令和5年度高性能林業新機械(タワーヤーダ)導入研修会を開催

山形県森林協会では、12月12日に鶴岡市鼠ヶ関地区で高性能林業新機械(タワーヤーダ)導入研修会を開催しました。山形県林業統計(令和3年)によれば、県内で高性能林業機械は201台が保有されていますが、まだタワーヤーダは導入されていません。このため、今回の研修会は大きな関心を集め、林業事業体や行政機関等から56名の参加がありました。

◆はじめに

温海町森林組合では、急傾斜地により作業道開設が困難な場所などでの間伐や皆伐等の集約化を考えた場合、架線技術の習得も必要となることから、作業エリアの拡大を目指し架線系作業システムを導入し、昨年度の試験導入に引き続き、今年度から本格的に作業を行っています。県内ではタワーヤーダによる集材に取り組んでいる事業体がないため、温海町森林組合からの全面的な協力を得て、鼠ヶ関地区越深団地で研修会を開催しました。

◆作業計画

最初に温海町森林組合の現場責任者から越深団地での施業計画とタワーヤーダ設置について説明がありました。

同団地の面積は70haで、作業道による車両系の搬出(定性間伐15ha)とタワーヤーダによる架線系の搬出(同25ha)を組み合わせて施業します。上の計画図の破線がタワーヤーダの架線設置、実線が作業道で、地形に合わせて区域を分けますが、タワーヤーダで広い面積をカバーできることが分かります。

今回のタワーヤーダの設置について、作業内容ごとに人工数の説明があり、約3日7人の作業であったことが説明されました。1年ぶりの作業で日数がかかったが、慣れてくると短縮できるのではないかとのことでした。

◆タワーヤーダ

使用しているタワーヤーダ ワンダーファルコンは、オーストリアのマイヤーメルンホフ・フォレストテクニック社製で、同社の日本総代理店である緑産株式会社(神奈川県相模原市)からファルコンの安全性能と優れた特性を説明してもらいました。主索の最長距離は800m程度、最大吊上げ荷重は2t、主索から70mの横出し作業が可能です。特に、材を吊下げる搬器については、エンジンが搭載されておらず、2本のワイヤーで走行させるシステムで搬器を軽量化し、高速運転を可能にしています。

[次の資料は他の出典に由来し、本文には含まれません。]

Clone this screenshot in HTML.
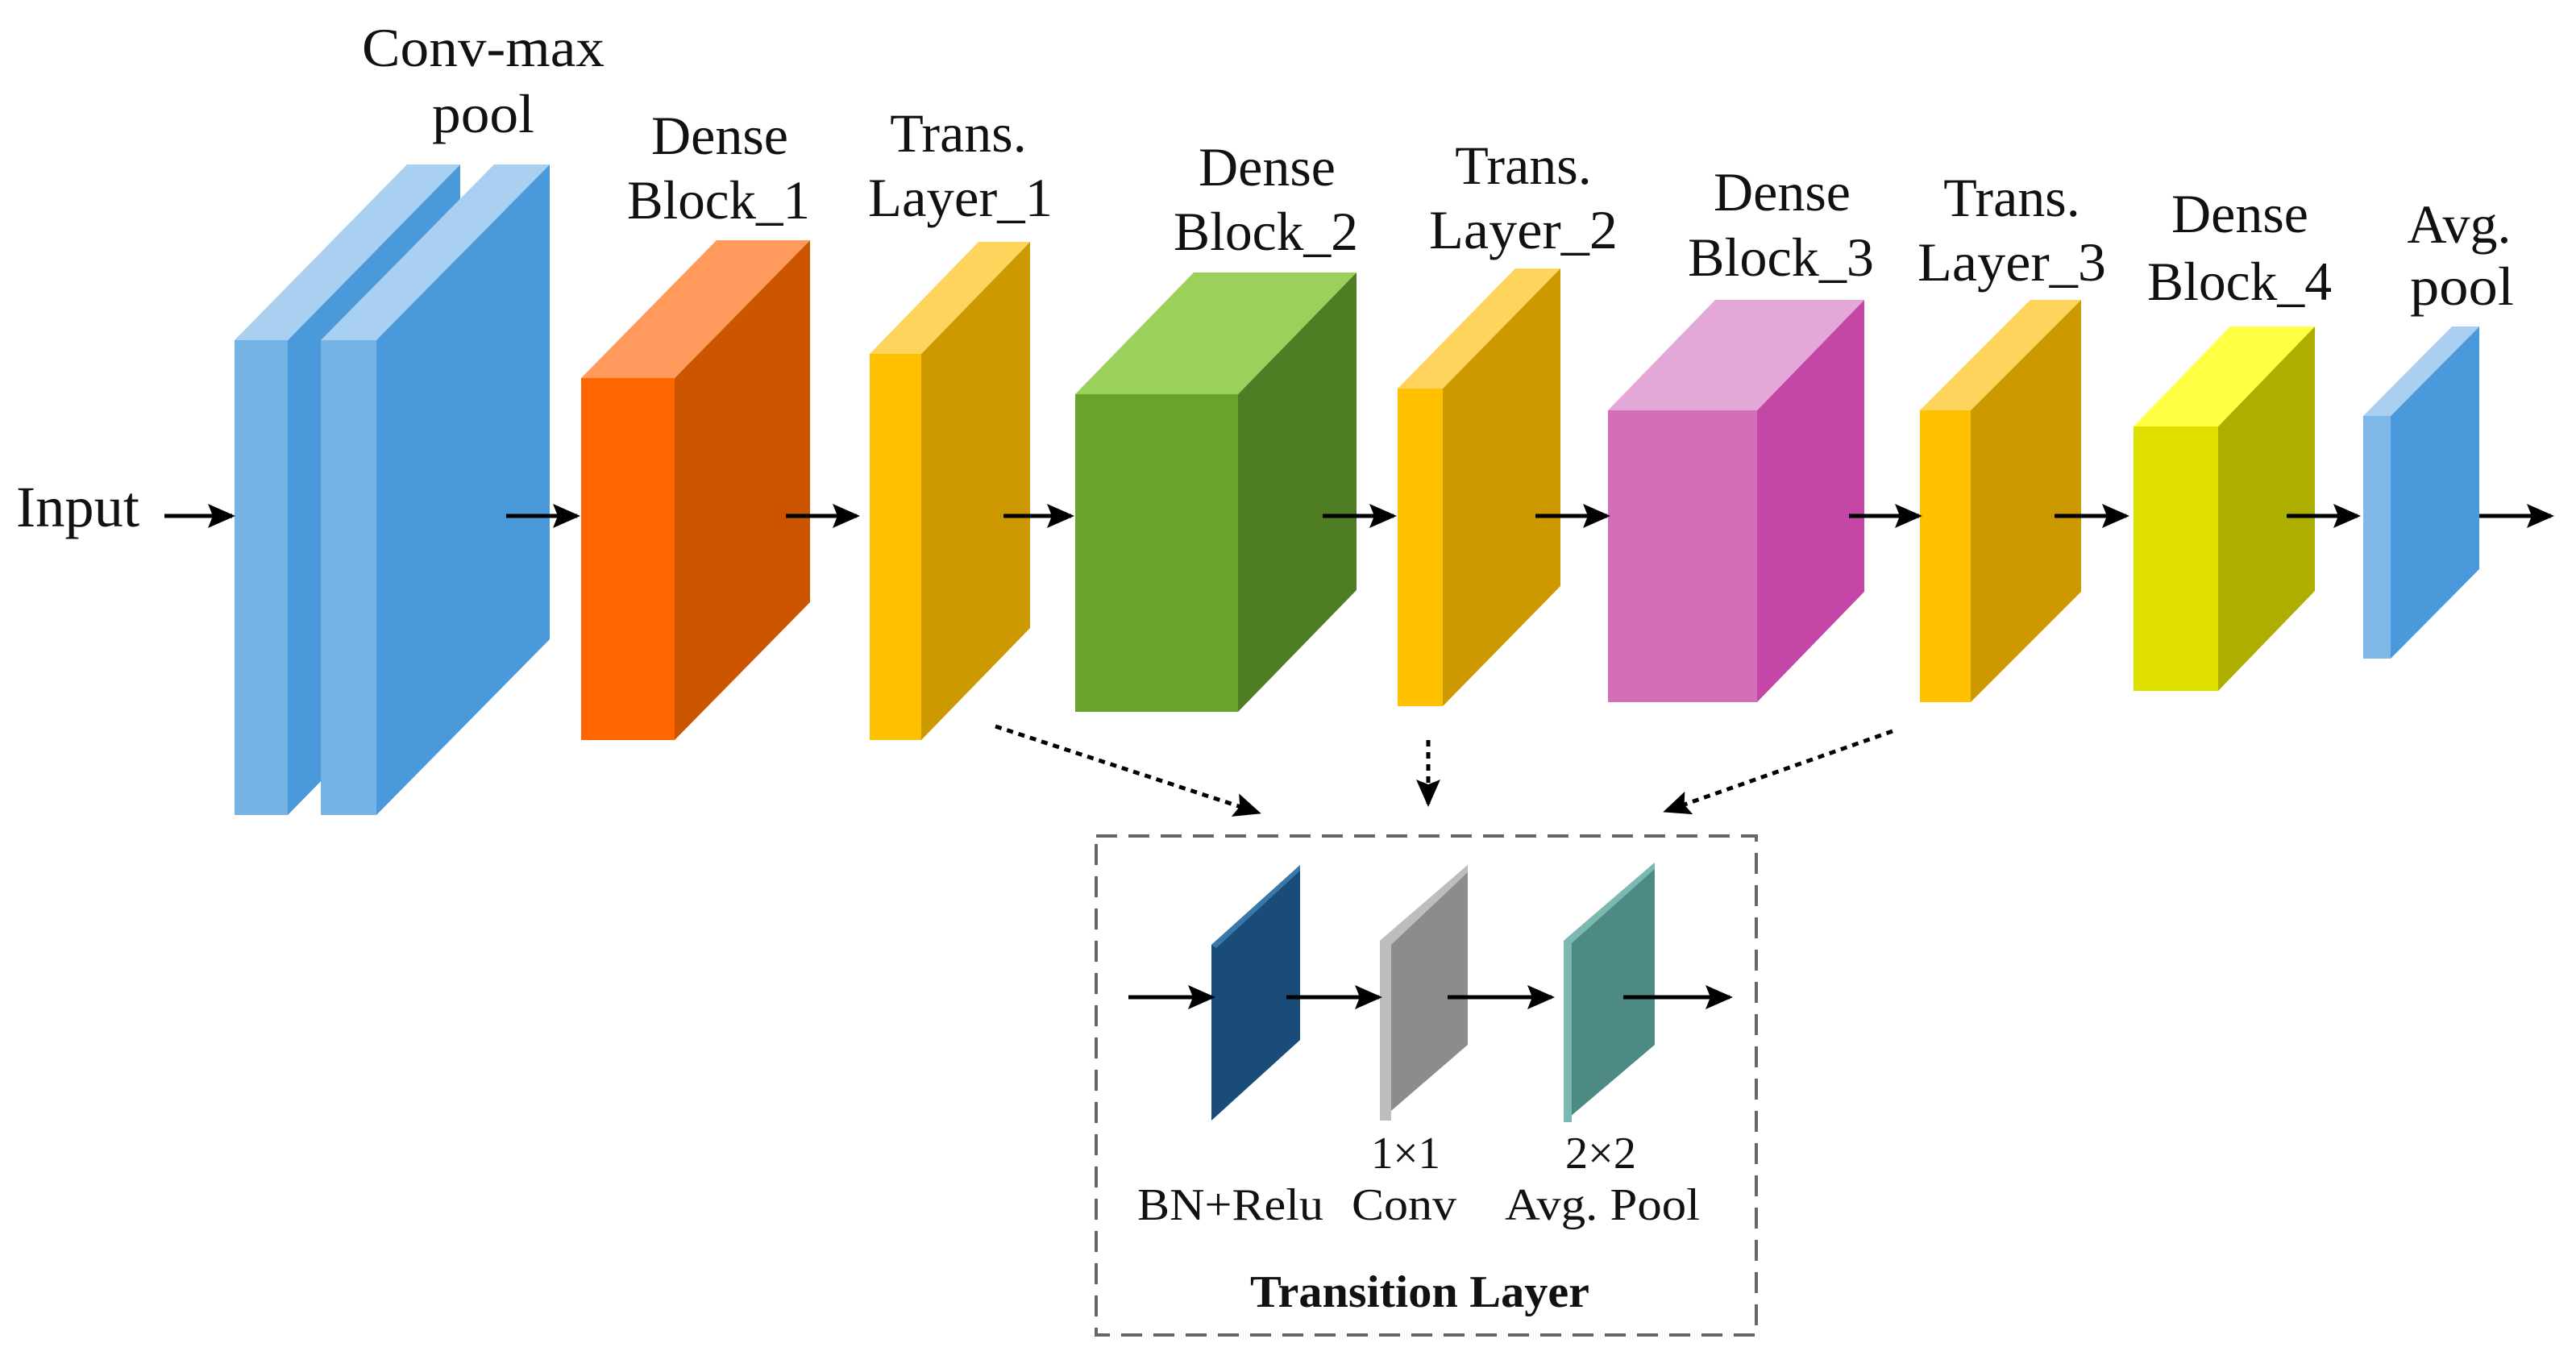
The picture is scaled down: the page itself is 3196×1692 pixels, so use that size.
<!DOCTYPE html>
<html><head><meta charset="utf-8"><style>html,body{margin:0;padding:0;background:#fff}svg{display:block}</style></head>
<body>
<svg width="3196" height="1692" viewBox="0 0 3196 1692" xmlns="http://www.w3.org/2000/svg" font-family="'Liberation Serif', 'Times New Roman', serif" fill="#111">
<defs>
<marker id="ah2" markerWidth="34" markerHeight="30" refX="30" refY="15" orient="auto" markerUnits="userSpaceOnUse"><path d="M0,0 L34,15 L0,30 L6,15 z" fill="#000"/></marker>
</defs>
<g id="blocks">
<polygon points="357,422 571,204 571,793 357,1011" fill="#4A9ADB"/>
<polygon points="291,422 505,204 571,204 357,422" fill="#A9D0F0"/>
<rect x="291" y="422" width="66" height="589" fill="#74B3E4"/>
<polygon points="467,422 682,204 682,793 467,1011" fill="#4A9ADB"/>
<polygon points="398,422 613,204 682,204 467,422" fill="#A9D0F0"/>
<rect x="398" y="422" width="69" height="589" fill="#74B3E4"/>
<polygon points="837,469 1005,298 1005,747 837,918" fill="#CC5500"/>
<polygon points="721,469 889,298 1005,298 837,469" fill="#FF9A5C"/>
<rect x="721" y="469" width="116" height="449" fill="#FF6600"/>
<polygon points="1143,439 1278,300 1278,779 1143,918" fill="#CC9900"/>
<polygon points="1079,439 1214,300 1278,300 1143,439" fill="#FFD45C"/>
<rect x="1079" y="439" width="64" height="479" fill="#FFC000"/>
<polygon points="1536,489 1683,338 1683,732 1536,883" fill="#4E7D24"/>
<polygon points="1334,489 1481,338 1683,338 1536,489" fill="#9BD05A"/>
<rect x="1334" y="489" width="202" height="394" fill="#6AA22E"/>
<polygon points="1790,482 1936,333 1936,727 1790,876" fill="#CC9900"/>
<polygon points="1734,482 1880,333 1936,333 1790,482" fill="#FFD45C"/>
<rect x="1734" y="482" width="56" height="394" fill="#FFC000"/>
<polygon points="2180,509 2313,372 2313,734 2180,871" fill="#C446A6"/>
<polygon points="1995,509 2128,372 2313,372 2180,509" fill="#E4A8D8"/>
<rect x="1995" y="509" width="185" height="362" fill="#D36FB8"/>
<polygon points="2445,509 2582,372 2582,734 2445,871" fill="#CC9900"/>
<polygon points="2382,509 2519,372 2582,372 2445,509" fill="#FFD45C"/>
<rect x="2382" y="509" width="63" height="362" fill="#FFC000"/>
<polygon points="2752,529 2872,405 2872,733 2752,857" fill="#AEAE00"/>
<polygon points="2647,529 2767,405 2872,405 2752,529" fill="#FFFF44"/>
<rect x="2647" y="529" width="105" height="328" fill="#E0E000"/>
<polygon points="2966,516 3076,405 3076,706 2966,817" fill="#4A9ADB"/>
<polygon points="2932,516 3042,405 3076,405 2966,516" fill="#A9D0F0"/>
<rect x="2932" y="516" width="34" height="301" fill="#7DB8E8"/>
</g>
<g stroke="#000" stroke-width="5" marker-end="url(#ah2)">
<line x1="204" y1="640" x2="288" y2="640"/>
<line x1="628" y1="640" x2="716" y2="640"/>
<line x1="975" y1="640" x2="1063" y2="640"/>
<line x1="1245" y1="640" x2="1329" y2="640"/>
<line x1="1641" y1="640" x2="1729" y2="640"/>
<line x1="1905" y1="640" x2="1994" y2="640"/>
<line x1="2294" y1="640" x2="2381" y2="640"/>
<line x1="2549" y1="640" x2="2638" y2="640"/>
<line x1="2837" y1="640" x2="2925" y2="640"/>
<line x1="3076" y1="640" x2="3165" y2="640"/>
</g>
<g stroke="#000" stroke-width="5" stroke-dasharray="8,7" fill="none" marker-end="url(#ah2)">
<line x1="1235" y1="901" x2="1561" y2="1008"/>
<line x1="1772" y1="918" x2="1772" y2="997"/>
<line x1="2348" y1="907" x2="2067" y2="1006"/>
</g>
<rect x="1360" y="1037" width="819" height="619" fill="none" stroke="#666" stroke-width="4" stroke-dasharray="26,14"/>
<polygon points="1503,1172 1613,1073 1613,1290 1503,1390" fill="#1A4C7A"/>
<polygon points="1503,1172 1613,1073 1613,1080 1509,1176" fill="#3A78AA"/>
<polygon points="1712,1167 1821,1073 1821,1296 1712,1390" fill="#8C8C8C"/>
<polygon points="1712,1167 1821,1073 1821,1082 1726,1172 1726,1390 1712,1390" fill="#BDBDBD"/>
<polygon points="1940,1167 2053,1070 2053,1296 1940,1392" fill="#4E8A84"/>
<polygon points="1940,1167 2053,1070 2053,1078 1950,1170 1950,1392 1940,1392" fill="#7BB8B0"/>
<g stroke="#000" stroke-width="5" marker-end="url(#ah2)">
<line x1="1400" y1="1237" x2="1504" y2="1237"/>
<line x1="1596" y1="1237" x2="1711" y2="1237"/>
<line x1="1796" y1="1237" x2="1925" y2="1237"/>
<line x1="2014" y1="1237" x2="2146" y2="1237"/>
</g>
<g font-size="68">
<text x="20" y="653" textLength="153" lengthAdjust="spacingAndGlyphs" font-size="72">Input</text>
<text x="449" y="82" textLength="301" lengthAdjust="spacingAndGlyphs">Conv-max</text>
<text x="536" y="164" textLength="127" lengthAdjust="spacingAndGlyphs">pool</text>
<text x="893" y="191" text-anchor="middle">Dense</text>
<text x="778" y="271" textLength="227" lengthAdjust="spacingAndGlyphs">Block_1</text>
<text x="1189" y="188" text-anchor="middle">Trans.</text>
<text x="1077" y="268" textLength="229" lengthAdjust="spacingAndGlyphs">Layer_1</text>
<text x="1572" y="230" text-anchor="middle">Dense</text>
<text x="1456" y="310" textLength="229" lengthAdjust="spacingAndGlyphs">Block_2</text>
<text x="1890" y="228" text-anchor="middle">Trans.</text>
<text x="1773" y="308" textLength="234" lengthAdjust="spacingAndGlyphs">Layer_2</text>
<text x="2211" y="261" text-anchor="middle">Dense</text>
<text x="2094" y="342" textLength="231" lengthAdjust="spacingAndGlyphs">Block_3</text>
<text x="2496" y="268" text-anchor="middle">Trans.</text>
<text x="2379" y="348" textLength="234" lengthAdjust="spacingAndGlyphs">Layer_3</text>
<text x="2779" y="288" text-anchor="middle">Dense</text>
<text x="2664" y="372" textLength="229" lengthAdjust="spacingAndGlyphs">Block_4</text>
<text x="3051" y="301" text-anchor="middle">Avg.</text>
<text x="2990" y="378" textLength="129" lengthAdjust="spacingAndGlyphs">pool</text>
</g>
<g font-size="56">
<text x="1701" y="1449" textLength="86" lengthAdjust="spacingAndGlyphs">1×1</text>
<text x="1942" y="1449" textLength="88" lengthAdjust="spacingAndGlyphs">2×2</text>
<text x="1411" y="1513" textLength="231" lengthAdjust="spacingAndGlyphs">BN+Relu</text>
<text x="1677" y="1513" textLength="130" lengthAdjust="spacingAndGlyphs">Conv</text>
<text x="1867" y="1513" textLength="242" lengthAdjust="spacingAndGlyphs">Avg. Pool</text>
<text x="1551" y="1621" font-weight="bold" textLength="421" lengthAdjust="spacingAndGlyphs">Transition Layer</text>
</g>
</svg>
</body></html>
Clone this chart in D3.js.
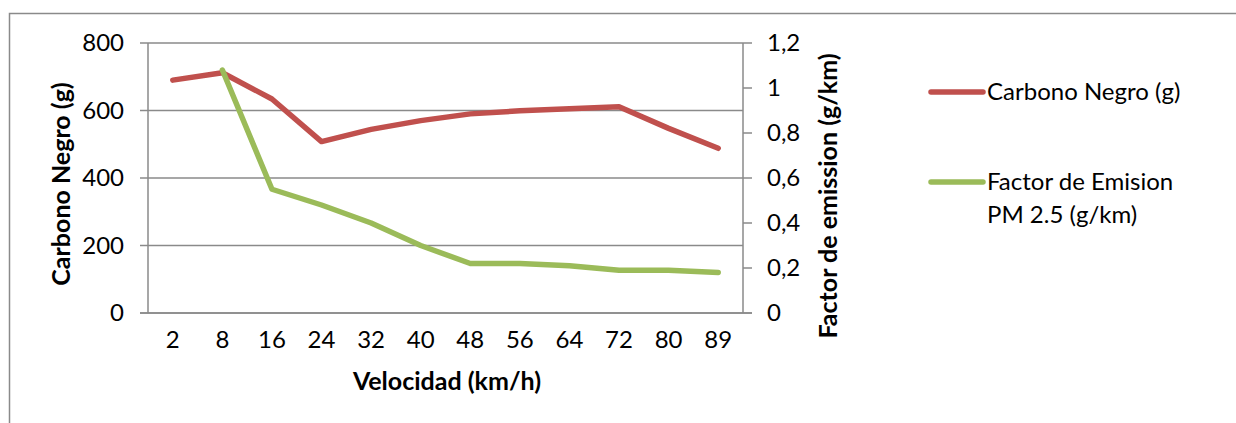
<!DOCTYPE html>
<html>
<head>
<meta charset="utf-8">
<script src="https://cdn.jsdelivr.net/npm/d3@7"></script>
<style>
  body { margin: 0; background: #fff; }
  text { font-family: Lato, "Open Sans", sans-serif; fill: #000; }
</style>
</head>
<body>
<script>
// velocidad categories (km/h)
const speeds = ["2", "8", "16", "24", "32", "40", "48", "56", "64", "72", "80", "89"];
// carbono negro (g), left axis
const carbonoNegro = [690, 712, 634, 508, 544, 570, 590, 599, 605, 611, 547, 488];
// factor de emision PM 2.5 (g/km), right axis -- no value at 2 km/h
const factorEmision = [null, 1.08, 0.55, 0.48, 0.40, 0.30, 0.22, 0.22, 0.21, 0.19, 0.19, 0.18];

const leftTicks = [0, 200, 400, 600, 800];
const rightTicks = [0, 0.2, 0.4, 0.6, 0.8, 1, 1.2];

const W = 1236, H = 423;
const plot = {left: 148, right: 743, top: 43, bottom: 313};
const red = "#C0504D", green = "#9BBB59", gridColor = "#8a8a8a";
const fs = 24, fsBold = 25;

const svg = d3.select("body").append("svg")
  .attr("width", W)
  .attr("height", H);

// outer frame (only top + left visible)
svg.append("path")
  .attr("d", `M9.5,${H} L9.5,13.5 L${W},13.5`)
  .attr("fill", "none")
  .attr("stroke", gridColor)
  .attr("stroke-width", 1.5);

const xScale = d3.scaleBand()
  .domain(speeds)
  .range([plot.left, plot.right]);

const yLeft = d3.scaleLinear()
  .domain([0, 800])
  .range([plot.bottom, plot.top]);

const yRight = d3.scaleLinear()
  .domain([0, 1.2])
  .range([plot.bottom, plot.top]);

// gridlines + left ticks
svg.append("g").selectAll("line")
  .data(leftTicks)
  .enter().append("line")
  .attr("x1", plot.left - 8)
  .attr("x2", plot.right)
  .attr("y1", d => yLeft(d))
  .attr("y2", d => yLeft(d))
  .attr("stroke", gridColor)
  .attr("stroke-width", 1.5);

// left axis line
svg.append("line")
  .attr("x1", plot.left).attr("x2", plot.left)
  .attr("y1", plot.top).attr("y2", plot.bottom)
  .attr("stroke", gridColor).attr("stroke-width", 1.5);

// right axis line + ticks
svg.append("line")
  .attr("x1", plot.right).attr("x2", plot.right)
  .attr("y1", plot.top).attr("y2", plot.bottom)
  .attr("stroke", gridColor).attr("stroke-width", 1.5);

svg.append("g").selectAll("line")
  .data(rightTicks)
  .enter().append("line")
  .attr("x1", plot.right)
  .attr("x2", plot.right + 9)
  .attr("y1", d => yRight(d))
  .attr("y2", d => yRight(d))
  .attr("stroke", gridColor)
  .attr("stroke-width", 1.5);

// bottom axis line
svg.append("line")
  .attr("x1", plot.left - 8).attr("x2", plot.right + 9)
  .attr("y1", plot.bottom).attr("y2", plot.bottom)
  .attr("stroke", gridColor).attr("stroke-width", 1.5);

// tick labels
svg.append("g").selectAll("text")
  .data(leftTicks)
  .enter().append("text")
  .attr("x", 124)
  .attr("y", d => yLeft(d))
  .attr("dy", "0.35em")
  .attr("text-anchor", "end")
  .attr("font-size", fs)
  .text(d => d);

const fmtRight = d => String(d).replace(".", ",");
svg.append("g").selectAll("text")
  .data(rightTicks)
  .enter().append("text")
  .attr("x", 767)
  .attr("y", d => yRight(d))
  .attr("dy", "0.35em")
  .attr("font-size", fs)
  .text(fmtRight);

svg.append("g").selectAll("text")
  .data(speeds)
  .enter().append("text")
  .attr("x", d => xScale(d) + xScale.bandwidth() / 2)
  .attr("y", 340)
  .attr("dy", "0.35em")
  .attr("text-anchor", "middle")
  .attr("font-size", fs)
  .text(d => d);

// axis titles
svg.append("text")
  .attr("transform", "translate(61,184) rotate(-90)")
  .attr("dy", "0.35em")
  .attr("text-anchor", "middle")
  .attr("font-size", fsBold)
  .attr("font-weight", "bold")
  .text("Carbono Negro (g)");

svg.append("text")
  .attr("transform", "translate(828,196) rotate(-90)")
  .attr("dy", "0.35em")
  .attr("text-anchor", "middle")
  .attr("font-size", fsBold)
  .attr("font-weight", "bold")
  .text("Factor de emission (g/km)");

svg.append("text")
  .attr("x", 447)
  .attr("y", 381)
  .attr("dy", "0.35em")
  .attr("text-anchor", "middle")
  .attr("font-size", fsBold)
  .attr("font-weight", "bold")
  .text("Velocidad (km/h)");

// lines
const cx = d => xScale(d) + xScale.bandwidth() / 2;

const lineLeft = d3.line()
  .x((d, i) => cx(speeds[i]))
  .y(d => yLeft(d));

const lineRight = d3.line()
  .defined(d => d != null)
  .x((d, i) => cx(speeds[i]))
  .y(d => yRight(d));

svg.append("path")
  .datum(carbonoNegro)
  .attr("d", lineLeft)
  .attr("fill", "none")
  .attr("stroke", red)
  .attr("stroke-width", 5.5)
  .attr("stroke-linecap", "round")
  .attr("stroke-linejoin", "round");

svg.append("path")
  .datum(factorEmision)
  .attr("d", lineRight)
  .attr("fill", "none")
  .attr("stroke", green)
  .attr("stroke-width", 5.5)
  .attr("stroke-linecap", "round")
  .attr("stroke-linejoin", "round");

// legend
const legendItems = [
  {color: red, lines: ["Carbono Negro (g)"], y: 92},
  {color: green, lines: ["Factor de Emision", "PM 2.5 (g/km)"], y: 182}
];

const legend = svg.append("g").selectAll("g")
  .data(legendItems)
  .enter().append("g")
  .attr("transform", d => `translate(0,${d.y})`);

legend.append("line")
  .attr("x1", 931).attr("x2", 983)
  .attr("y1", 0).attr("y2", 0)
  .attr("stroke", d => d.color)
  .attr("stroke-width", 5.5)
  .attr("stroke-linecap", "round");

legend.each(function(d) {
  d3.select(this).selectAll("text")
    .data(d.lines)
    .enter().append("text")
    .attr("x", 987)
    .attr("y", (t, i) => i * 33)
    .attr("dy", "0.35em")
    .attr("font-size", fs)
    .text(t => t);
});
</script>
</body>
</html>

吊上げる場所に自動的に停止するなどの制御システムが組み込まれており、先山と元山の2名体制での集材が可能である。リモコンシステムは、その作業者が自動的に操作権を有し、誤操作などの人為的ミスをなくした安全作業を実現することができる等の説明がありました。

搬器の構造と3線システムを説明

 説明後、タワーヤーダによる集材を見学しましたが、間伐材を吊下げて運ぶ搬器のスピードが速く、驚きの声があがっていました。

◆おわりに

 研修が終わり、参加者からは「タワーヤーダを見る機会はなかったので貴重な研修だった」、「架線の研修について内陸でもやってほしい」などの感想や要望が寄せられました。